The months of March and April are the best times to prepare your lawn for the rest of the summer. The coldest months are behind us, temperatures are warming up and everything is beginning to grow again. Lawn care can feel daunting in spring as you begin to focus on cleaning up what’s left of winter and prep your lawn for its best season, but it doesn’t have to be. With Ned Stevens’ tips on lawn care for spring, you can truly enjoy getting a dose of fresh, spring air and sunshine while you get your lawn on track for its healthiest season yet.
Getting Your Tools Ready
Maintaining a beautiful, healthy, perfectly manicured lawn begins with the tools necessary to make it so. Early spring is the best time to make sure your lawn care gadgets are up to the task. Make sure to tune up your mower by changing the oil, air filter and spark plug. Clean off all the dirt, dust and oil from winter and last summer by cleaning both the top and undercarriage and removing any leftover dirt or lawn clippings. Check the blades of your mower for any large nicks or gouges or any significant dulling. And, of course, make sure you have enough fuel on hand to fill up the tank.
It’s equally important to check your irrigation system whether it’s a sprinkler system or your hose, or both. Make sure your hose hasn’t suffered any cracking or UV damage over the winter. Check the couplings and washers at each end for damage and replace if necessary.
Clean Up Your Yard
Winter’s seasonal climate can alter the pH of your lawn’s soil. It can also compact the soil and create conditions that are favorable for weeds and disease. Spring is the crucial time to properly clean your yard by thoroughly raking away any sticks, leaves, branches and other debris. Fertilize and mow your yard early in the season to figure out if there are any bare spots or invasive plants that need to be taken care of. Look for uneven ground: low points can cause water to pool whereas high points can be a problem for your lawnmower. Use a shovel to even out your uneven patches.
Prep Your Soil
One of the biggest spring lawn concerns is soil compaction. Compaction occurs when the soil becomes too densely packed. This makes it more difficult for grass to take root and easier for hardier weeds to take over. Compaction is easy to test for: stick a garden fork into your lawn’s soil and if you can’t insert the tines 2 inches into your soil, you know you have a compaction problem. This is easily solved through the use of an aerator.

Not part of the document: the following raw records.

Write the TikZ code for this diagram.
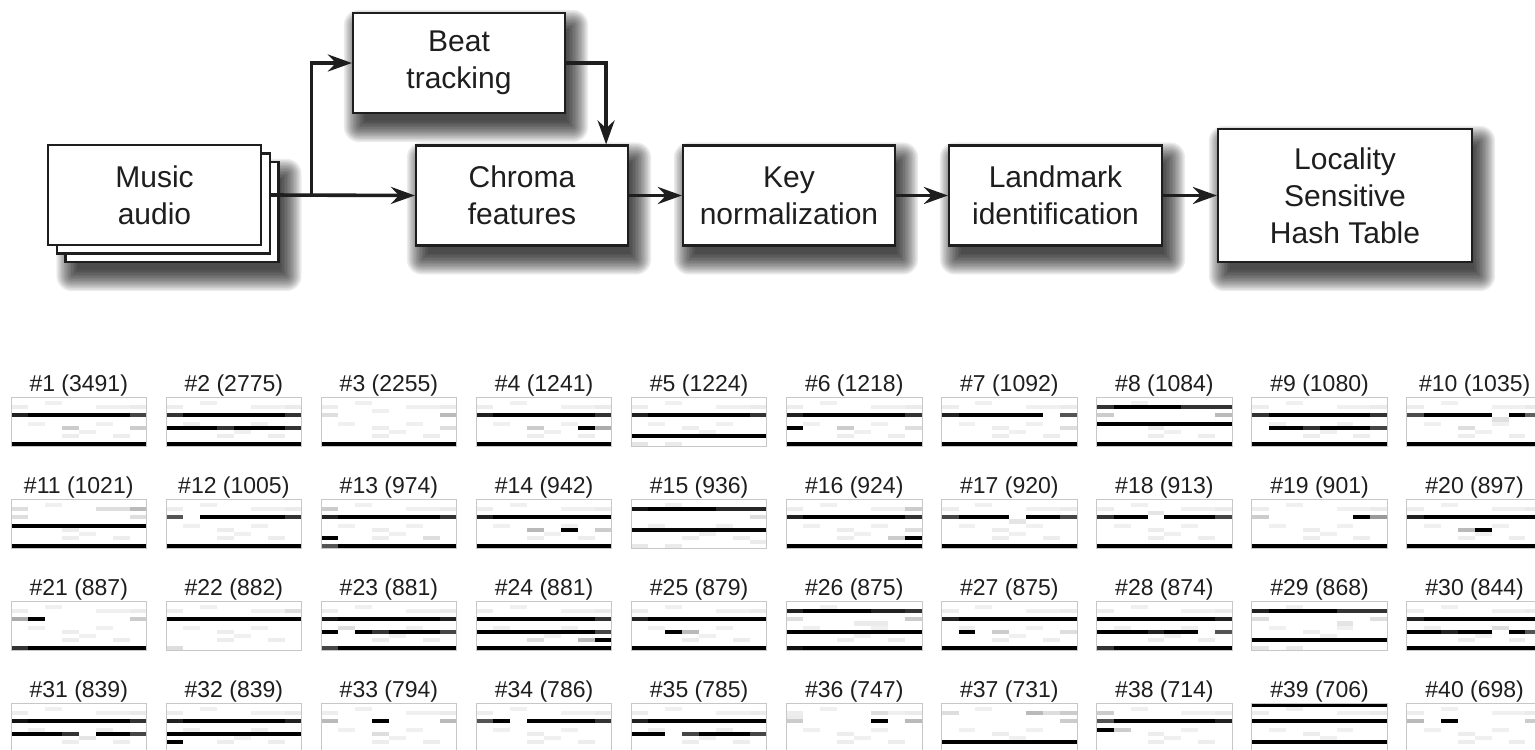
\documentclass[tikz,border=0pt]{standalone}
\usepackage{fontspec}
\setmainfont{Liberation Sans}
\usetikzlibrary{arrows.meta,calc}
\pgfdeclarelayer{bg}
\pgfdeclarelayer{shade}
\pgfsetlayers{bg,shade,main}
\definecolor{ink}{HTML}{1E1E1E}
\tikzset{
  procbox/.style={draw=ink, line width=2.2pt, fill=white, minimum width=212pt, minimum height=100pt,
    inner sep=0pt, align=center, font=\fontsize{30}{37}\selectfont, text=ink},
  flow/.style={draw=ink, line width=3.6pt, -{Stealth[length=24pt,width=17pt,inset=8pt]}},
  tilelabel/.style={font=\fontsize{23}{26}\selectfont, text=ink, anchor=base, inner sep=0pt},
  tileframe/.style={draw=black!22, line width=0.9pt},
}
\newcommand{\castshadow}[1]{%
\begin{pgfonlayer}{shade}
\foreach \sv in {-6,-4.5,...,15} {
  \fill[black,opacity=0.075,rounded corners={max(\sv,0)*1pt}]
    ([shift={(7pt-\sv pt,-13pt+\sv pt)}]#1.north west) rectangle
    ([shift={(7pt+\sv pt,-13pt-\sv pt)}]#1.south east);
}
\end{pgfonlayer}}
% #1 column index, #2 row index, #3 number, #4 count, #5 cells ca/cb/row/gray
\newcommand{\chromatile}[5]{%
\begin{scope}[shift={(11+155.1*#1,397+102*#2)}]
  \fill[white] (0,0) rectangle (135.5,49);
  \foreach \ca/\rw/\gv in {2/1/6,0/2/7,5/2/6,6/2/6,7/2/8,1/6/6,5/6/6,3/7/7,4/8/6,3/9/7,6/9/7}
    \fill[black!\gv] (\ca*16.94,\rw*4.083) rectangle ++(16.94,4.083);
  \foreach \ca/\cb/\rw/\gv in {#5}
    \fill[black!\gv] (\ca*16.94,\rw*4.083) rectangle (\cb*16.94+16.94,\rw*4.083+4.083);
  \draw[tileframe] (0,0) rectangle (135.5,49);
  \node[tilelabel] (lbl#3) at (67.75,-5.5) {\##3 (#4)};
\end{scope}}
\begin{document}
\begin{tikzpicture}[x=1pt,y=-1pt]
\useasboundingbox (0,0) rectangle (1535,750);
\begin{pgfonlayer}{bg}
\fill[white] (0,0) rectangle (1535,750);
\end{pgfonlayer}
\clip (0,0) rectangle (1535,750);

% ---------- pipeline ----------
\node[procbox, minimum width=213pt] (music3) at (172,212) {};
\castshadow{music3}
\node[procbox, minimum width=213pt] (music2) at (163.25,203.5) {};
\node[procbox, minimum width=213pt] (music) at (154.5,195) {Music\\audio};
\node[procbox] (beat) at (459,63) {Beat\\tracking};
\castshadow{beat}
\node[procbox] (chroma) at (522,195.5) {Chroma\\features};
\castshadow{chroma}
\node[procbox] (key) at (789,195.5) {Key\\normalization};
\castshadow{key}
\node[procbox, minimum width=213pt] (land) at (1055.5,195.5) {Landmark\\identification};
\castshadow{land}
\node[procbox, minimum width=254pt, minimum height=133pt] (lsh) at (1345,195.5) {Locality\\Sensitive\\Hash Table};
\castshadow{lsh}

\coordinate (split) at (311.5,195);
\draw[flow] (music2.east |- music.east) -- (chroma.west);
\draw[flow] (split) |- (beat.west);
\draw[flow] (beat.east) -| ([xshift=-23pt]chroma.north east);
\draw[flow] (chroma.east) -- (key.west);
\draw[flow] (key.east) -- (land.west);
\draw[flow] (land.east) -- (lsh.west);

% ---------- chroma tiles ----------
\chromatile{0}{0}{1}{3491}{0/0/4/87,1/6/4/100,7/7/4/73,3/3/7/20,7/7/7/20,0/7/11/100}
\chromatile{1}{0}{2}{2775}{0/0/4/80,1/6/4/100,7/7/4/80,0/2/7/100,3/3/7/80,4/6/7/100,7/7/7/80,0/7/11/100}
\chromatile{2}{0}{3}{2255}{0/0/4/13,7/7/4/27,3/3/3/6,7/7/7/13,0/7/11/100}
\chromatile{3}{0}{4}{1241}{0/0/4/87,1/6/4/100,7/7/4/80,3/3/7/20,6/6/7/100,7/7/7/33,0/7/11/100}
\chromatile{4}{0}{5}{1224}{0/0/4/87,1/6/4/100,7/7/4/80,0/7/9/100,0/0/11/10,2/2/11/8}
\chromatile{5}{0}{6}{1218}{0/0/4/87,1/6/4/100,7/7/4/80,0/0/7/100,3/3/7/20,7/7/7/13,0/7/11/100}
\chromatile{6}{0}{7}{1092}{0/0/4/87,1/5/4/100,7/7/4/67,7/7/7/13,0/7/11/100}
\chromatile{7}{0}{8}{1084}{0/0/2/80,1/4/2/100,5/7/2/80,0/0/4/20,7/7/4/27,0/7/6/100,0/7/11/100}
\chromatile{8}{0}{9}{1080}{0/0/4/80,1/6/4/100,7/7/4/80,1/2/7/100,3/3/7/80,4/6/7/100,7/7/7/73,0/7/11/100}
\chromatile{9}{0}{10}{1035}{0/0/4/70,1/4/4/100,6/6/4/100,7/7/4/62,5/5/5/12,3/3/7/13,0/7/11/100}

\chromatile{0}{1}{11}{1021}{0/0/2/13,5/6/2/13,7/7/2/27,0/0/4/13,7/7/4/13,0/7/6/100,0/7/11/100}
\chromatile{1}{1}{12}{1005}{0/0/4/67,2/6/4/100,7/7/4/80,0/7/11/100}
\chromatile{2}{1}{13}{974}{0/0/2/20,0/0/4/87,1/6/4/100,7/7/4/80,0/0/9/100,6/6/9/13,0/0/11/67,1/7/11/100}
\chromatile{3}{1}{14}{942}{0/0/4/87,1/7/4/100,3/3/7/27,5/5/7/100,7/7/7/20,0/7/11/100}
\chromatile{4}{1}{15}{936}{0/0/2/93,1/4/2/100,5/7/2/85,7/7/4/13,0/7/7/97,7/7/10/8,0/0/11/9,2/2/11/8}
\chromatile{5}{1}{16}{924}{7/7/2/20,0/0/4/87,1/6/4/100,7/7/4/80,7/7/7/13,6/6/9/20,7/7/9/100,0/7/11/100}
\chromatile{6}{1}{17}{920}{0/0/4/73,1/3/4/100,4/4/5/10,5/6/4/100,7/7/4/73,0/7/11/100}
\chromatile{7}{1}{18}{913}{0/0/4/80,1/2/4/100,3/3/3/10,4/6/4/100,7/7/4/73,0/7/11/100}
\chromatile{8}{1}{19}{901}{0/0/4/20,6/6/4/100,7/7/4/40,0/7/11/100}
\chromatile{9}{1}{20}{897}{0/0/4/87,1/7/4/100,3/3/7/27,4/4/7/100,0/7/11/100}

\chromatile{0}{2}{21}{887}{0/0/4/33,1/1/4/100,7/7/4/20,0/0/11/80,1/7/11/100}
\chromatile{1}{2}{22}{882}{0/7/4/100,7/7/2/13,0/0/11/13}
\chromatile{2}{2}{23}{881}{0/0/4/93,1/6/4/100,7/7/4/87,1/1/6/13,0/0/7/100,2/6/7/100,3/3/7/80,7/7/7/73,0/0/11/73,1/7/11/100}
\chromatile{3}{2}{24}{881}{0/6/4/100,7/7/4/80,0/6/7/100,7/7/7/73,3/3/9/13,6/6/9/27,7/7/9/100,0/7/11/100}
\chromatile{4}{2}{25}{879}{0/0/4/87,1/7/4/100,2/2/7/100,3/3/7/27,0/7/11/100}
\chromatile{5}{2}{26}{875}{0/0/2/87,1/4/2/100,5/6/2/87,7/7/2/80,0/0/4/13,7/7/4/20,4/5/5/8,0/7/7/100,0/0/11/93,1/7/11/100}
\chromatile{6}{2}{27}{875}{0/0/4/87,1/7/4/100,1/1/7/100,3/3/7/20,7/7/7/13,0/7/11/100}
\chromatile{7}{2}{28}{874}{0/6/4/100,7/7/4/87,0/2/7/100,3/3/7/87,4/5/7/100,7/7/7/67,0/0/11/80,1/7/11/100}
\chromatile{8}{2}{29}{868}{0/0/2/87,1/4/2/100,5/7/2/80,0/0/4/13,7/7/4/13,5/5/5/10,0/7/9/100,0/0/11/10,2/2/11/8}
\chromatile{9}{2}{30}{844}{0/0/4/87,1/7/4/100,0/4/7/100,2/2/7/87,5/5/6/13,6/6/7/100,7/7/7/67,0/7/11/100}

\chromatile{0}{3}{31}{839}{0/0/4/93,1/6/4/100,7/7/4/80,0/2/7/100,3/3/7/80,4/4/8/10,5/6/7/100,7/7/7/73}
\chromatile{1}{3}{32}{839}{0/0/4/87,1/6/4/100,7/7/4/87,0/7/7/100,0/0/9/100}
\chromatile{2}{3}{33}{794}{0/0/4/27,3/3/4/100,7/7/4/27,3/3/7/13}
\chromatile{3}{3}{34}{786}{0/0/4/67,1/1/4/100,3/6/4/100,7/7/4/80}
\chromatile{4}{3}{35}{785}{0/0/4/87,1/7/4/100,0/1/7/100,3/3/7/73,4/6/7/100,7/7/7/73}
\chromatile{5}{3}{36}{747}{0/0/4/20,5/5/4/100,7/7/4/27,5/5/2/13,0/0/3/8}
\chromatile{6}{3}{37}{731}{0/0/2/13,5/5/2/27,6/6/2/13,7/7/2/20,7/7/4/20,0/7/9/100}
\chromatile{7}{3}{38}{714}{0/0/2/20,0/0/4/67,1/6/4/100,7/7/4/87,0/0/6/100,1/1/6/20}
\chromatile{8}{3}{39}{706}{0/7/0/100,0/7/4/100,0/7/9/100}
\chromatile{9}{3}{40}{698}{0/0/4/27,2/2/4/100,7/7/4/20}
\end{tikzpicture}
\end{document}
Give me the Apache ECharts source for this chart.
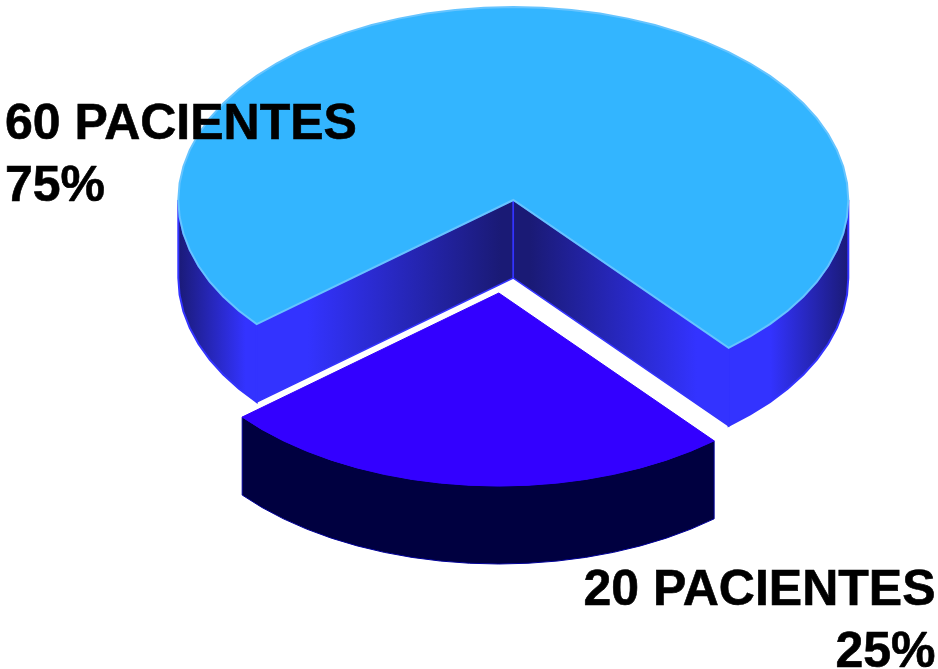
<!DOCTYPE html>
<html>
<head>
<meta charset="utf-8">
<style>html,body{margin:0;padding:0;background:#fff}#chart{width:938px;height:669px}</style>
<script src="https://cdn.jsdelivr.net/npm/echarts@6/dist/echarts.min.js"></script>
</head>
<body>
<div id="chart"></div>
<script>
// Patients per group and the share printed beside each slice
const categories = ['Grupo A', 'Grupo B'];
const patients = [60, 20];
const shares = [75, 25];

// Projection of the tilted pie on the page
const PIE = { cx: 513.3, cy: 200, rx: 335, ry: 193, depth: 78, startDeg: 50, stepDeg: 5 };
const EXPLODE = [[0, 0], [-14.5, 93]];
const LABEL_AT = [
  { x: 5, y: 94.5, align: 'left' },
  { x: 935.5, y: 560, align: 'right' }
];
const DARK = '#1A1A75', BRIGHT = '#3333FF';

const total = patients.reduce((a, b) => a + b, 0);

// Page position of a rim point, given the slice offset and height level
function rim(deg, off, drop) {
  const t = deg * Math.PI / 180;
  return [PIE.cx + off[0] + PIE.rx * Math.cos(t), PIE.cy + off[1] + PIE.ry * Math.sin(t) + drop];
}
function arc(a, b, off, drop) {
  const n = Math.max(2, Math.ceil(Math.abs(b - a) / PIE.stepDeg));
  const pts = [];
  for (let i = 0; i <= n; i++) pts.push(rim(a + (b - a) * i / n, off, drop));
  return pts;
}
function hGrad(stops) {
  return new echarts.graphic.LinearGradient(0, 0, 1, 0, stops.map(s => ({ offset: s[0], color: s[1] })));
}
function poly(points, style, z2) {
  return { type: 'polygon', shape: { points }, style, z2 };
}
function band(a, b, off, fill, stroke, lw, z2) {
  const top = arc(a, b, off, 0);
  const low = arc(b, a, off, PIE.depth);
  return poly(top.concat(low), { fill, stroke, lineWidth: lw }, z2);
}
function wall(deg, off, fill, z2) {
  const c = [PIE.cx + off[0], PIE.cy + off[1]];
  const e = rim(deg, off, 0);
  return poly([c, e, [e[0], e[1] + PIE.depth], [c[0], c[1] + PIE.depth]],
    { fill, stroke: BRIGHT, lineWidth: 1.5 }, z2);
}
function sliceTop(a, b, off, fill, stroke, lw, z2) {
  const c = [PIE.cx + off[0], PIE.cy + off[1]];
  return poly([c].concat(arc(a, b, off, 0)), { fill, stroke, lineWidth: lw }, z2);
}

const rows = patients.map((v, i) => [v, shares[i], i]);

function renderSlice(params, api) {
  const idx = api.value(2);
  const off = EXPLODE[idx];
  const span = api.value(0) / total * 360;
  const children = [];
  if (idx === 0) {
    // Larger slice: starts where the smaller one ends and wraps round the back
    const a = PIE.startDeg + patients[1] / total * 360;
    const b = a + span;
    children.push(
      band(a, 180, off, hGrad([[0, DARK], [0.85, BRIGHT], [1, BRIGHT]]), BRIGHT, 2, 1),
      band(360, b, off, hGrad([[0, BRIGHT], [0.35, BRIGHT], [1, DARK]]), BRIGHT, 2, 1),
      wall(a, off, hGrad([[0, BRIGHT], [0.2, BRIGHT], [0.95, DARK], [1, DARK]]), 2),
      wall(b, off, hGrad([[0, DARK], [0.08, DARK], [0.85, BRIGHT], [1, BRIGHT]]), 2),
      sliceTop(a, b, off, '#33B5FF', '#66C4FF', 2, 3)
    );
  } else {
    const a = PIE.startDeg;
    const b = a + span;
    children.push(
      band(a, b, off, '#000040', '#000099', 1, 4),
      sliceTop(a, b, off, '#3300FF', '#3300FF', 1, 5)
    );
  }
  const at = LABEL_AT[idx];
  children.push({
    type: 'text', z2: 10,
    style: {
      x: at.x, y: at.y, align: at.align, verticalAlign: 'top',
      text: api.value(0) + ' PACIENTES\n' + api.value(1) + '%',
      font: 'bold 50px "Liberation Sans", Arial, sans-serif',
      lineHeight: 62, fill: '#000', stroke: '#000', lineWidth: 0.6
    }
  });
  return { type: 'group', children };
}

const chart = echarts.init(document.getElementById('chart'), null, { renderer: 'canvas' });
chart.setOption({
  animation: false,
  backgroundColor: '#fff',
  series: [{
    type: 'custom',
    name: 'Pacientes',
    coordinateSystem: 'none',
    silent: true,
    clip: false,
    data: rows.map((r, i) => ({ name: categories[i], value: r })),
    renderItem: renderSlice
  }]
});
</script>
</body>
</html>
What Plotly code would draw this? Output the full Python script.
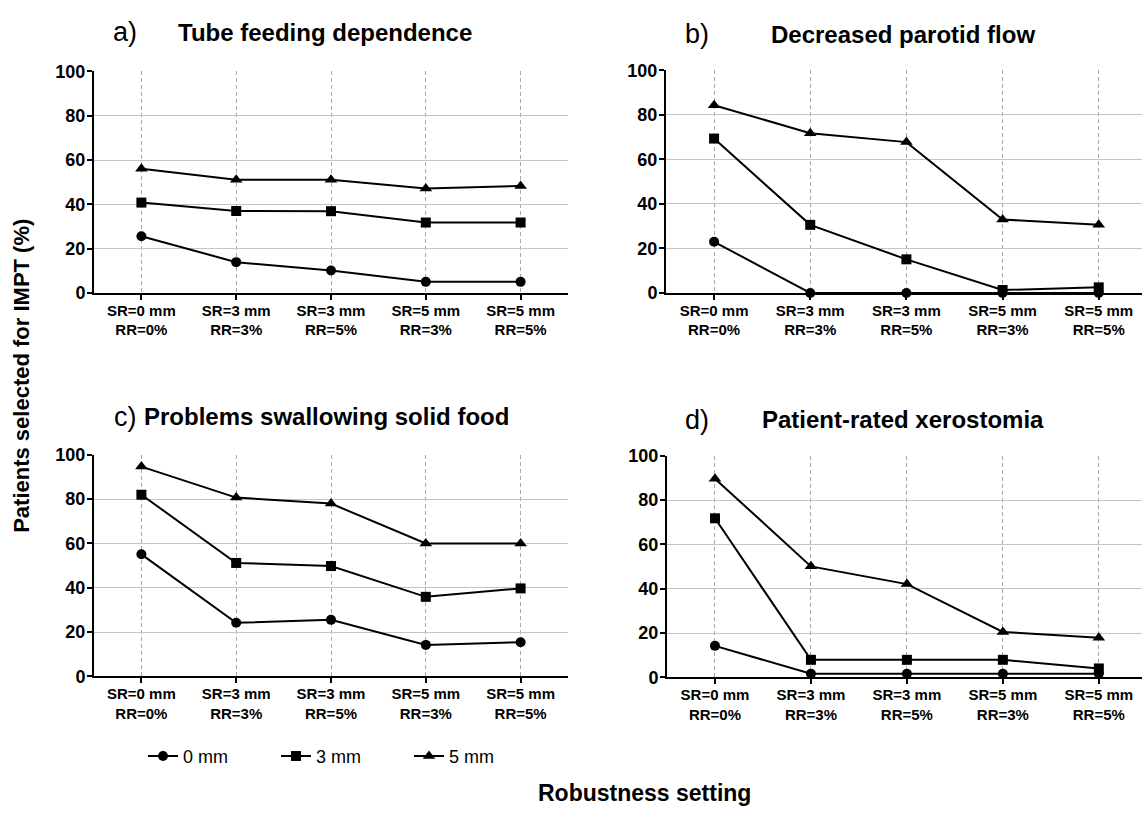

Watering The Right Way For Spring
It is important to follow a watering schedule in the summer to both make sure your lawn doesn’t dry up too much in the heat while also making sure you are conserving water. In the spring, watering your lawn is a little bit different. Holding off on watering in the beginning of spring is actually recommended. Early in the season you don’t need to rush to water your lawn. Since the roots grow first when the grass begins to grow, it is actually better if the ground is a little dry, allowing the roots to grow deep into the soil. It’s these deep roots that help your lawn to survive those scorching hot months.